(Plotting code records)
□ □ □ □
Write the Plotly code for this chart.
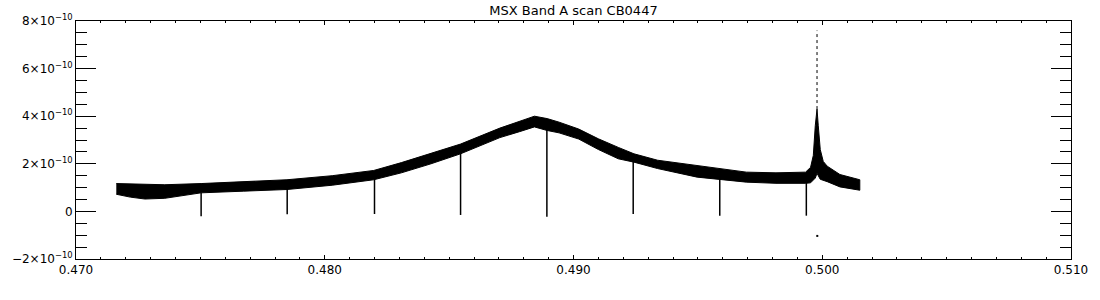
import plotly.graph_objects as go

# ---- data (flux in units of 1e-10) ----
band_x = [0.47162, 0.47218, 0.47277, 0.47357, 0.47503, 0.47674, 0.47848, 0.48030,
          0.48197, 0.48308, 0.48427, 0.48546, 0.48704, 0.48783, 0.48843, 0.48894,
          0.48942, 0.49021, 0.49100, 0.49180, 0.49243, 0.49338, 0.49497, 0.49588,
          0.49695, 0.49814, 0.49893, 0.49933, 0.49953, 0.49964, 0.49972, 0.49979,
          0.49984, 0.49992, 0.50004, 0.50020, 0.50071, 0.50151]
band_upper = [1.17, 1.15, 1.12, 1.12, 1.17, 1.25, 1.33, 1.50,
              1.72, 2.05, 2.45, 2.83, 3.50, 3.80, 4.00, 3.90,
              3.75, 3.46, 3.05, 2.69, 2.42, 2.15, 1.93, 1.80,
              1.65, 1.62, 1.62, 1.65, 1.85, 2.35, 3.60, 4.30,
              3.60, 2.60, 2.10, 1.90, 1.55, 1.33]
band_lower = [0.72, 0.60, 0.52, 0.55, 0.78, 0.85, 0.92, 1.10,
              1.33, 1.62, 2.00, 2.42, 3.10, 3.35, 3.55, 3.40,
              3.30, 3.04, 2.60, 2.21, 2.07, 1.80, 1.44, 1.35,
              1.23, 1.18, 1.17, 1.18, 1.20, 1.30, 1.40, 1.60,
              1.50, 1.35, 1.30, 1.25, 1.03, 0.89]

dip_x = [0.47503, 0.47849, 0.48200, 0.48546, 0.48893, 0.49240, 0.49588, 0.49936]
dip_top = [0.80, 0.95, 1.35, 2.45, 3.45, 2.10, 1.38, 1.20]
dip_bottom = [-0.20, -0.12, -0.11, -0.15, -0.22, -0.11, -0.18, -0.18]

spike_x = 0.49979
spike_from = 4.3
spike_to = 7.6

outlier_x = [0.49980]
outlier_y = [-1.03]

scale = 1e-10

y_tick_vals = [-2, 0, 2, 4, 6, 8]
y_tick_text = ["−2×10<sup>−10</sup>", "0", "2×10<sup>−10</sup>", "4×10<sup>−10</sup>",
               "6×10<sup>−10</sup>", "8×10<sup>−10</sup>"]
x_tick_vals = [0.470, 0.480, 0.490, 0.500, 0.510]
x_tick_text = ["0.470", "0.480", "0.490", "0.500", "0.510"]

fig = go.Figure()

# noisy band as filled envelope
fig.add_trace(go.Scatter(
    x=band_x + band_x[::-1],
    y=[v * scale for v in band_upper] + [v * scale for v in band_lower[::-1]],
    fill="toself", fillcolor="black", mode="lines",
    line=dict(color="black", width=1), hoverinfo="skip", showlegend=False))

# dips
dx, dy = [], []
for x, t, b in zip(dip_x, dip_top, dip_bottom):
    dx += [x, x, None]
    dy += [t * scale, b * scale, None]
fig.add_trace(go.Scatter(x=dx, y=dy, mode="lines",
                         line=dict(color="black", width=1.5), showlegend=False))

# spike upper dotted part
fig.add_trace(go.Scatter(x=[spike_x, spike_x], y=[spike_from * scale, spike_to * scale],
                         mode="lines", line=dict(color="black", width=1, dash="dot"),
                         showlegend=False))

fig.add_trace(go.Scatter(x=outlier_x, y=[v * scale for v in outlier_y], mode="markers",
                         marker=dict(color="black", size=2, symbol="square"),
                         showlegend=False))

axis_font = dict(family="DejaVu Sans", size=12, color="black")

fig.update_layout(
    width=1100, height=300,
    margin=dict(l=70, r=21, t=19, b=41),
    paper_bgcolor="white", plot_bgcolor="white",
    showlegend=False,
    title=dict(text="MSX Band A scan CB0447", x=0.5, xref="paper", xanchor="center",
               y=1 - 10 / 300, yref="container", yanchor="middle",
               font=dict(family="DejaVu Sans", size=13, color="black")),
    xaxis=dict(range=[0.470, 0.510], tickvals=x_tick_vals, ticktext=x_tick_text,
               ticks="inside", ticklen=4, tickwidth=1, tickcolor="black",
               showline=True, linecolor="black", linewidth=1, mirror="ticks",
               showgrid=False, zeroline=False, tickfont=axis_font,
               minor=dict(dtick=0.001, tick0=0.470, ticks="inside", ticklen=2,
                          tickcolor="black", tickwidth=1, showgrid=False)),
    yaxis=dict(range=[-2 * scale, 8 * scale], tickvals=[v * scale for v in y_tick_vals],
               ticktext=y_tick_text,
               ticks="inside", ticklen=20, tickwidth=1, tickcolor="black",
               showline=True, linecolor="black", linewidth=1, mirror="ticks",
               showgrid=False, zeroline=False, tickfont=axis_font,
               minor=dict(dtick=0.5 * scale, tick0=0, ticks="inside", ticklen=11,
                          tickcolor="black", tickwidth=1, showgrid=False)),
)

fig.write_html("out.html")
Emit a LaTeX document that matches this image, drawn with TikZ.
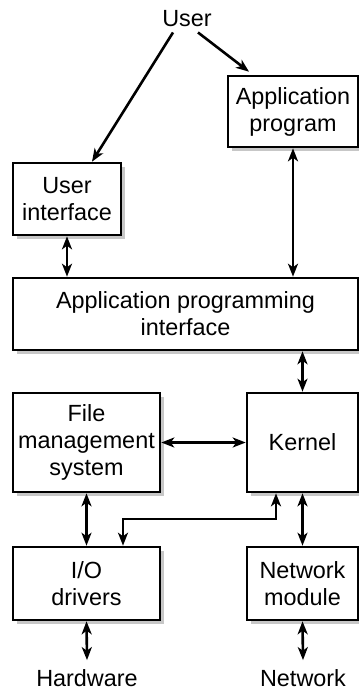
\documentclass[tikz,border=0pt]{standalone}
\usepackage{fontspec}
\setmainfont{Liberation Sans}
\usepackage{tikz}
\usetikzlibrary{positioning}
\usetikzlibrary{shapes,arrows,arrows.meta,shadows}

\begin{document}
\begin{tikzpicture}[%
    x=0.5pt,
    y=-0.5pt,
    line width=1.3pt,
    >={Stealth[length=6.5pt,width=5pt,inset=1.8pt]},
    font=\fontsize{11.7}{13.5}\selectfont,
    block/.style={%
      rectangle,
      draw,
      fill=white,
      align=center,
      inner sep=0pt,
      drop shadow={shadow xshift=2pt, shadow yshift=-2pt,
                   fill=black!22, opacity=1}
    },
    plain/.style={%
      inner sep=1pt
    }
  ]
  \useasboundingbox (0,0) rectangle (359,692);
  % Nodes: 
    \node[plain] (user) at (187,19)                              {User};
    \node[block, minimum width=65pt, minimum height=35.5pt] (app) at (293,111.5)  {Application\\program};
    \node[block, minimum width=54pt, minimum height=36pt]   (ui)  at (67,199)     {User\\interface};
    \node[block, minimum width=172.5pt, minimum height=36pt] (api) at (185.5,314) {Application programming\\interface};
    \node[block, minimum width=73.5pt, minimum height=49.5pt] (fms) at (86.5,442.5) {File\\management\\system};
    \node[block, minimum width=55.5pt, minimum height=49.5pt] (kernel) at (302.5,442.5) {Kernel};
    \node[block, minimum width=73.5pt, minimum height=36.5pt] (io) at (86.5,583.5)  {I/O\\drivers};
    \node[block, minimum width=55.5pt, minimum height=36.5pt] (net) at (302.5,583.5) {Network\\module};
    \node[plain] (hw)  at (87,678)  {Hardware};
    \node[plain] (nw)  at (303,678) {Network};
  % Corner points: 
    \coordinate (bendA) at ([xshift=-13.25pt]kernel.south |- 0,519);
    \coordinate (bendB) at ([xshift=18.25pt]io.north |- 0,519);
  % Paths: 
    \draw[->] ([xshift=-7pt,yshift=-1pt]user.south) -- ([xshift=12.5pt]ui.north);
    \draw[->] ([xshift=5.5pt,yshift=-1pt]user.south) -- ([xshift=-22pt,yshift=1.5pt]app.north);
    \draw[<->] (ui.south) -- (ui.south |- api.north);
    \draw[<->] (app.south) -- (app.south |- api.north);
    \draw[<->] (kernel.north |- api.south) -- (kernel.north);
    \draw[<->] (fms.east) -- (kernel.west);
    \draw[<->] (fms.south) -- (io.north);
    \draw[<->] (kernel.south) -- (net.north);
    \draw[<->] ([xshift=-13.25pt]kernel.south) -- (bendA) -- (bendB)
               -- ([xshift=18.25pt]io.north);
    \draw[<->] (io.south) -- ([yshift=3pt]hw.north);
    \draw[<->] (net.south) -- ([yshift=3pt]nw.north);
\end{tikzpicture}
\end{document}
□ □ □ □
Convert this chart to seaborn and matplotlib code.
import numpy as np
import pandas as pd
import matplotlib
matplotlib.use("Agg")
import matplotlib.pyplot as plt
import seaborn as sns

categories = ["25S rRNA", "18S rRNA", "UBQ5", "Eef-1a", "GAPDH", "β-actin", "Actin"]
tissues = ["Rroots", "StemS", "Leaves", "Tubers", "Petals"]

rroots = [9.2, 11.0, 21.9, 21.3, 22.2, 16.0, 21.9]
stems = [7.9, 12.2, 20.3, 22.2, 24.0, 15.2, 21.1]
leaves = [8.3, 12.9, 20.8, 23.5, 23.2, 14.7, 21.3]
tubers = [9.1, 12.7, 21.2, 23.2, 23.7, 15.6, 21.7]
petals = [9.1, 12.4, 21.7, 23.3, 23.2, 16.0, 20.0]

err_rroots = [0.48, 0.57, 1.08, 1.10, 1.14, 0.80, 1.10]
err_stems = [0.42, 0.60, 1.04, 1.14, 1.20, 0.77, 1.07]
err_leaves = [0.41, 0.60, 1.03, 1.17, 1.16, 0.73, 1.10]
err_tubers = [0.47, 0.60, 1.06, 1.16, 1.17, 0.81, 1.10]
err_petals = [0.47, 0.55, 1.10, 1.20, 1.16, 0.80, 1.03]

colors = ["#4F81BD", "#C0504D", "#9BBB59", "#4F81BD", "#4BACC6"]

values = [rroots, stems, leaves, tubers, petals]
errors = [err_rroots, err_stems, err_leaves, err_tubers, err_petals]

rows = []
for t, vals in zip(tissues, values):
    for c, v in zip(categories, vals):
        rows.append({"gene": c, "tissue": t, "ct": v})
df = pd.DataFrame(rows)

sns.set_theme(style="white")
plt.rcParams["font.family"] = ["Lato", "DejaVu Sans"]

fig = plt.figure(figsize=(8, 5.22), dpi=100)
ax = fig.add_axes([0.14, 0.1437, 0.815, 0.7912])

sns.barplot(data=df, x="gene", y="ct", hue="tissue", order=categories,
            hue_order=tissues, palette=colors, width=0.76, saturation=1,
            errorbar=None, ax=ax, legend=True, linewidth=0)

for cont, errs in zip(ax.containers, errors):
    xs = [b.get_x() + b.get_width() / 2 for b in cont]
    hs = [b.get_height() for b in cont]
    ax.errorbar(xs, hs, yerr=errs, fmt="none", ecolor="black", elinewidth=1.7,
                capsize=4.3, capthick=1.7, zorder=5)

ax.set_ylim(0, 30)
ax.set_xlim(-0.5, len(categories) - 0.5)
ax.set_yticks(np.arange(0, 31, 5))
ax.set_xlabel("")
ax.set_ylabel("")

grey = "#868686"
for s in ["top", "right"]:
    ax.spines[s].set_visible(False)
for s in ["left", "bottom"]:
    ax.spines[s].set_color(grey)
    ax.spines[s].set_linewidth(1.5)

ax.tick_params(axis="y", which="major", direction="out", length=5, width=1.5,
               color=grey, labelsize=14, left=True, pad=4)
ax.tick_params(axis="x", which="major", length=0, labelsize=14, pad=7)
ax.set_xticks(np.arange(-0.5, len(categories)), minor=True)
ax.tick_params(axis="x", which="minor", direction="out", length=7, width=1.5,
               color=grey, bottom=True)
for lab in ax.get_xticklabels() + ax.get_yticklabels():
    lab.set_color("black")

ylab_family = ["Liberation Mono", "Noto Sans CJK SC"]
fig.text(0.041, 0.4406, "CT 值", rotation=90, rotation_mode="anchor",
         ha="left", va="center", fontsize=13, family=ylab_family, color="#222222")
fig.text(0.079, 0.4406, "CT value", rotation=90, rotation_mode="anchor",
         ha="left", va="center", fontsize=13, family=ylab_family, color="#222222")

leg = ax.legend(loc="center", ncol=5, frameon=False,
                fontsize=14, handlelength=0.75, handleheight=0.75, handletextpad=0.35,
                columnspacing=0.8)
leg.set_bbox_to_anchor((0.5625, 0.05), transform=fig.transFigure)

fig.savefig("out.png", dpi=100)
□ □ □ □
Only the lines from the one with "Write the Plotly code for this chart." through the one with "import plotly.graph_objects as go" belong in your copy; retype them exactly and drop any pictures.

Write the Plotly code for this chart.
import plotly.graph_objects as go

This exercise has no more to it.